Friday, October 11, 2019
The Darkest Hour by William P. McGivern
The book fits squarely into the noir category as an urban crime novel set mostly at night on the cold, dark streets along New York City’s waterfront, with a damaged and angry main character.
Steve Retnick used to be a good guy and a good cop who was promoted to detective at a young age. But gangsters framed him for the killing of a dock worker and Retnick spent five years in Sing Sing prison.
When the book opens, Retnick is out of the can and back in the city, using his street-smarts and detective skills to find the real killer and administer a little of his own justice on the men who set him up.
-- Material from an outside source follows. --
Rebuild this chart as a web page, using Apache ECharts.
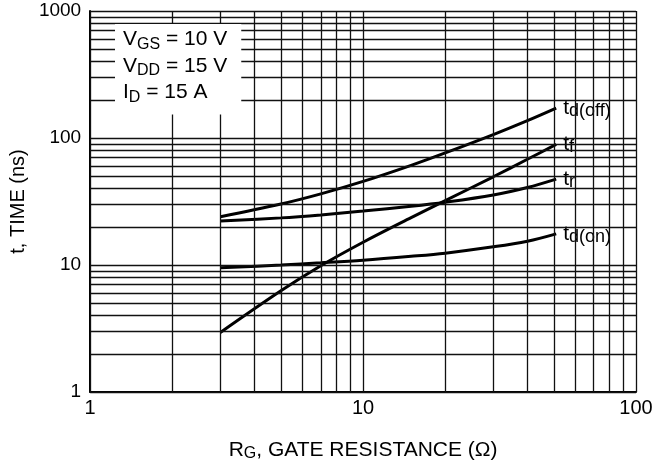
<!DOCTYPE html>
<html>
<head>
<meta charset="utf-8">
<script src="https://cdn.jsdelivr.net/npm/echarts@6/dist/echarts.min.js"></script>
<style>html,body{margin:0;background:#fff}#chart{width:661px;height:467px}</style>
</head>
<body>
<div id="chart"></div>
<script>
// gate resistance sample points (ohm)
var rg = [3, 5, 7, 10, 15, 20, 30, 40, 51];
// switching times (ns)
var tdOff = [24, 30.2, 36.3, 45.5, 60.9, 76.3, 106.4, 137, 172];
var tf = [2.94, 6.26, 9.86, 15.1, 23.6, 32.1, 49.5, 68, 89];
var tr = [22.2, 23.5, 24.8, 26.6, 29, 31.2, 35.6, 40.8, 47.5];
var tdOn = [9.5, 10.0, 10.4, 10.9, 11.7, 12.4, 13.9, 15.4, 17.6];
// log grid lines
var xGrid = [1, 2, 3, 4, 5, 6, 7, 8, 9, 10, 20, 30, 40, 50, 60, 70, 80, 90, 100];
var yGrid = [1, 2, 3, 4, 5, 6, 7, 8, 9, 10, 20, 30, 40, 50, 60, 70, 80, 90,
             100, 200, 300, 400, 500, 600, 700, 800, 900, 1000];

var font = 'Liberation Sans, Arial, sans-serif';

var labelRich = {
    m: {fontSize: 21, lineHeight: 24, color: '#000', fontFamily: font},
    s: {fontSize: 18, lineHeight: 13, color: '#000', fontFamily: font, verticalAlign: 'bottom'}
};

function curve(name, ys, sub) {
    return {
        name: name,
        type: 'line',
        z: 3,
        smooth: 0.35,
        symbol: 'none',
        animation: false,
        data: rg.map(function (x, i) { return [x, ys[i]]; }),
        lineStyle: {color: '#000', width: 3},
        endLabel: {
            show: true,
            formatter: '{m|t}{s|' + sub + '}',
            backgroundColor: '#fff',
            padding: [5, 3, 5, 3],
            distance: 4,
            rich: labelRich
        }
    };
}

var chart = echarts.init(document.getElementById('chart'));
chart.setOption({
    animation: false,
    grid: {left: 89, right: 25, top: 11, bottom: 74},
    xAxis: {
        type: 'log', logBase: 10, min: 1, max: 100,
        name: '{m|R}{s|G}{m|, GATE RESISTANCE (Ω)}',
        nameLocation: 'middle', nameGap: 46,
        nameTextStyle: {
            rich: {
                m: {fontSize: 21, lineHeight: 24, color: '#000', fontFamily: font},
                s: {fontSize: 16, lineHeight: 12, color: '#000', fontFamily: font, verticalAlign: 'bottom'}
            }
        },
        axisLine: {lineStyle: {color: '#000', width: 2}},
        axisTick: {show: false},
        splitLine: {show: false},
        axisLabel: {color: '#000', fontSize: 20, fontFamily: font, margin: 6,
            formatter: function (v) { return String(v); }}
    },
    yAxis: {
        type: 'log', logBase: 10, min: 1, max: 1000,
        name: 't, TIME (ns)',
        nameLocation: 'middle', nameGap: 60,
        nameTextStyle: {color: '#000', fontSize: 20, fontFamily: font},
        axisLine: {show: true, lineStyle: {color: '#000', width: 2}},
        axisTick: {show: false},
        splitLine: {show: false},
        axisLabel: {color: '#000', fontSize: 19, fontFamily: font, margin: 9,
            formatter: function (v) { return String(v); }}
    },
    graphic: [{
        type: 'text',
        left: 115, top: 24, z: 10,
        style: {
            text: '{m|V}{s|GS}{m| = 10 V}\n{m|V}{s|DD}{m| = 15 V}\n{m|I}{s|D}{m| = 15 A}',
            backgroundColor: '#fff',
            padding: [2, 14, 9, 8],
            rich: {
                m: {fontSize: 21, lineHeight: 26.5, fill: '#000', fontFamily: font},
                s: {fontSize: 16, lineHeight: 13, fill: '#000', fontFamily: font, verticalAlign: 'bottom'}
            }
        }
    }],
    series: [
        {
            type: 'line',
            data: [],
            z: 1,
            silent: true,
            markLine: {
                silent: true,
                symbol: 'none',
                animation: false,
                label: {show: false},
                lineStyle: {color: '#111', width: 1.3, type: 'solid'},
                emphasis: {disabled: true},
                data: xGrid.map(function (v) { return {xAxis: v}; })
                    .concat(yGrid.map(function (v) { return {yAxis: v}; }))
            }
        },
        curve('td(off)', tdOff, 'd(off)'),
        curve('tf', tf, 'f'),
        curve('tr', tr, 'r'),
        curve('td(on)', tdOn, 'd(on)')
    ]
});
</script>
</body>
</html>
Retnick inflicts some physical punishment on thugs who deserve it, but he also puts innocent people in harm’s way. He knows what he wants and he also knows he is doing wrong. He has been warned off by his former police supervisor, but he presses on. This kind of destructive obsession is real noir territory.
A man who can give him the proof he needs to nail the hitman and his boss, is killed just as Retnick returns to the old neighborhood. The boss is a local gangster who is muscling his way into a dock-workers’ union.
McGivern’s story, despite an authenticity in the location, the people and the way things work on the waterfront, has a few weak spots, mostly in the subplot concerning Steve Retnick’s bitterness toward his wife, who did him dirt while he was in the joint.
Overall, The Darkest Hour (also called Waterfront Cop), is another good yarn from an author who was on a hot streak in the 1950s. Some of the other books McGivern published in that decade were: Shield for Murder (1951); Blondes Die Young (1952); The Crooked Frame (1952); Margin for Terror (1953); The Big Heat (1953); Rogue Cop (1954); Night Extra (1957); Odds Against Tomorrow (1957); and Savage Streets (1959).
William P. McGivern worked as a newspaper reporter and also wrote many short stories for the pulps. He served in the Army during World War II. After the war he turned to novel writing. In the 1960s and 1970s, he wrote for the movies and television, while continuing to turn out books. He died in 1982 at age 63.